Donald Tovey (1875-1940) was born in the English town of Eton. He studied piano privately and subsequently attended Oxford and the Royal Academy of Music in London where he studied composition with Hubert Parry. He enjoyed a career as a concert performer as well as a composer and served as a Professor of Music for more than 25 years at Edinburgh University. Today he is best remembered for his essays on music, but he regarded himself first and foremost as a composer. Tovey wrote in most genres and his compositions were not only respected but regularly performed in such important venues as London, Vienna and Berlin. But like the works of so many others, it has inexplicably disappeared from the concert stage.
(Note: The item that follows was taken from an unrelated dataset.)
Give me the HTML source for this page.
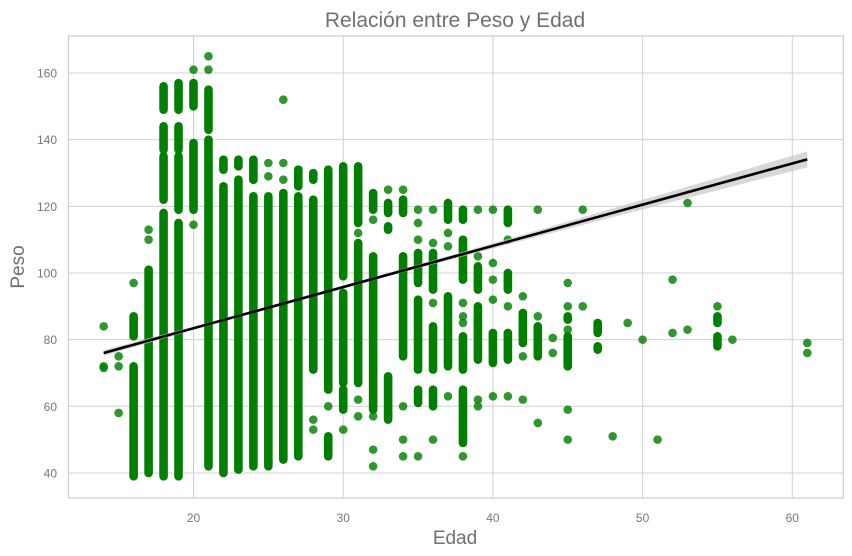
<!DOCTYPE html>
<html><head><meta charset="utf-8">
<style>
html,body{margin:0;padding:0;background:#fff;}
svg{display:block;font-family:"Liberation Sans",Arial,sans-serif;}
</style></head>
<body>
<svg id="chart" width="852" height="556" viewBox="0 0 852 556">
  <rect x="0" y="0" width="852" height="556" fill="#fff"/>
  <g id="grid"></g>
  <g id="marks"></g>
  <g id="reg"></g>
  <rect x="68.5" y="36" width="774.8" height="462" fill="none" stroke="#cccccc" stroke-width="1.2"/>
  <g id="ticks"></g>
  <text x="455" y="27" text-anchor="middle" font-size="21" fill="#707070">Relación entre Peso y Edad</text>
  <text x="455" y="544" text-anchor="middle" font-size="19" fill="#707070">Edad</text>
  <text x="24" y="267" text-anchor="middle" font-size="19" fill="#707070" transform="rotate(-90 24 267)">Peso</text>
</svg>
<script>
// ---- data ----
const xTicks = [20, 30, 40, 50, 60];
const yTicks = [40, 60, 80, 100, 120, 140, 160];
// dense runs of points: [edad, pesoMin, pesoMax]
const segAge = [16,16,17,18,18,18,18,19,19,19,19,20,20,21,21,22,22,23,23,24,24,25,26,27,27,28,28,29,29,29,30,30,30,31,31,32,32,33,33,33,34,34,35,35,35,36,36,36,37,37,38,38,38,38,39,39,40,41,41,41,42,43,45,45,47,47,55,55];
const segLo  = [81,39,40,149,137,122,39,149,137,119,39,150,119,143,42,131,40,132,41,128,42,42,44,126,45,128,71,65,45,125,99,67,59,115,67,119,59,118,113,56,118,75,97,71,61,95,71,60,116,72,116,98,71,49,95,74,73,115,95,74,79,75,86,72,82,77,85,78];
const segHi  = [87,72,101,156,144,135,118,157,144,135,115,157,139,155,140,134,126,134,128,134,123,123,124,131,123,130,122,131,51,130,132,94,65,132,109,124,105,121,114,69,122,105,106,92,65,106,84,65,121,93,119,110,81,65,102,90,82,119,100,82,88,84,87,81,85,78,87,81];
// individual points
const ptAge = [14,14,14,15,15,15,16,17,17,20,20,21,21,24,25,25,26,26,26,27,28,28,29,29,30,30,31,31,31,32,32,32,32,33,34,34,34,34,35,35,35,35,36,36,36,36,37,37,37,38,38,38,38,39,39,39,39,40,40,40,40,40,41,41,41,42,42,42,43,43,43,44,44,45,45,45,45,45,46,46,48,49,50,51,52,52,53,53,55,56,61,61];
const ptW   = [84,71.5,72,75,72,58,97,113,110,161,114.5,165,161,128,133,129,152,133,128,131,53,56,60,127,53,65,112,62,57,116,47,42,57,125,125,50,60,45,119,115,110,45,119,91,50,109,112,108,63,91,87,85,45,119,105,62,60,119,103,98,92,63,110,90,63,93,75,62,119,55,87,80.5,76,97,90,83,59,50,119,90,51,85,80,50,98,82,121,83,90,80,79,76];
// regression line and confidence band half-widths
const regAge = [14, 61];
const regW   = [76, 134.1];
const bandAge  = [14, 20, 26, 34, 44, 52, 61];
const bandHalf = [0.9, 0.5, 0.35, 0.5, 1.0, 1.6, 2.4];

// ---- scales ----
const X0 = 193.5, PX = 14.97;
const Y0 = 73, PY = 3.333;
const xs = a => X0 + (a - 20) * PX;
const ys = w => Y0 + (160 - w) * PY;
const NS = 'http://www.w3.org/2000/svg';
function mk(tag, attrs, parent){ const e = document.createElementNS(NS, tag); for (const k in attrs) e.setAttribute(k, attrs[k]); parent.appendChild(e); return e; }

const grid = document.getElementById('grid');
const ticks = document.getElementById('ticks');
xTicks.forEach(t => {
  const l = mk('line', {x1: xs(t), x2: xs(t), y1: 36, y2: 498, stroke: '#d0d0d0', 'stroke-width': 1}, grid);
  
  
  const tx = mk('text', {x: xs(t), y: 522, 'text-anchor': 'middle', 'font-size': 12, fill: '#777'}, ticks);
  tx.textContent = t;
  
  
});
yTicks.forEach(t => {
  const l = mk('line', {x1: 68.5, x2: 843.3, y1: ys(t), y2: ys(t), stroke: '#d0d0d0', 'stroke-width': 1}, grid);
  
  
  const tx = mk('text', {x: 57, y: ys(t) + 4.5, 'text-anchor': 'end', 'font-size': 12, fill: '#777'}, ticks);
  tx.textContent = t;
  
  
});

const marks = document.getElementById('marks');
segAge.forEach((a, i) => {
  const s = mk('line', {x1: xs(a), x2: xs(a), y1: ys(segLo[i]), y2: ys(segHi[i]), stroke: '#007f00', 'stroke-width': 8.6, 'stroke-linecap': 'round'}, marks);
  
  
});
ptAge.forEach((a, i) => {
  const c = mk('circle', {cx: xs(a), cy: ys(ptW[i]), r: 4.3, fill: '#008000', 'fill-opacity': 0.82}, marks);
  
  
});

const reg = document.getElementById('reg');
const slope = (regW[1] - regW[0]) / (regAge[1] - regAge[0]);
const regAt = a => regW[0] + (a - regAge[0]) * slope;
const upper = bandAge.map((a, i) => `${xs(a)},${ys(regAt(a) + bandHalf[i])}`);
const lower = bandAge.map((a, i) => `${xs(a)},${ys(regAt(a) - bandHalf[i])}`).reverse();
const band = mk('polygon', {points: upper.concat(lower).join(' '), fill: '#c8c8c8', 'fill-opacity': 0.7}, reg);


const rl = mk('line', {x1: xs(regAge[0]), y1: ys(regW[0]), x2: xs(regAge[1]), y2: ys(regW[1]), stroke: '#000', 'stroke-width': 2.6}, reg);


</script>
</body></html>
He wrote several chamber music works, most dating from the last decade of the 19th century up to the First World War.

 

Tovey’s First Piano Trio was composed in 1895 while he was a student at Oxford and submitted for a competition but was published until 1910. It was dedicated to Hubert Parry with whom Tovey had studied periodically on a private basis. Somewhat surprisingly, for a first work, it is written on a massive scale. The opening movement, Maestoso, Andante ma con moto, over shadows the other movements in its breadth and length. It begins rather calmly, almost languidly. Rather than any sense of the majestic, there is a diffidence. But slowly tension is built and leads to several effective dramatic climaxes. The second movement is marked Minuetto, molto moderato and it is identifiable as such to begin with. But this is a very free-form movement and soon the music is unrecognizable as any kind of a minuet. It has a rather dreamy and limp quality. The mood is subdued and the tempo is rather relaxed. It is only with the arrival of the third movement, Rhapsodie, Feroce, that the music acquires real energy and drive, however, it cannot be styled as fierce. Rather it begins as a kind of cheerful march. The second subject has a vaguely Oriental flavor to it. The finale, Allegro ma non troppo, begins unusually with a tinkling part in the piano but an attractive yearning melody in the strings. The music quickly builds in drama and excitement.

 

The quality of this work is so good that one is forced to conclude that it could not have been Tovey's first work. Perhaps, the first to which he put an opus number. It is a fresh and beautiful and will do well in concert but should not be missed by amateur players.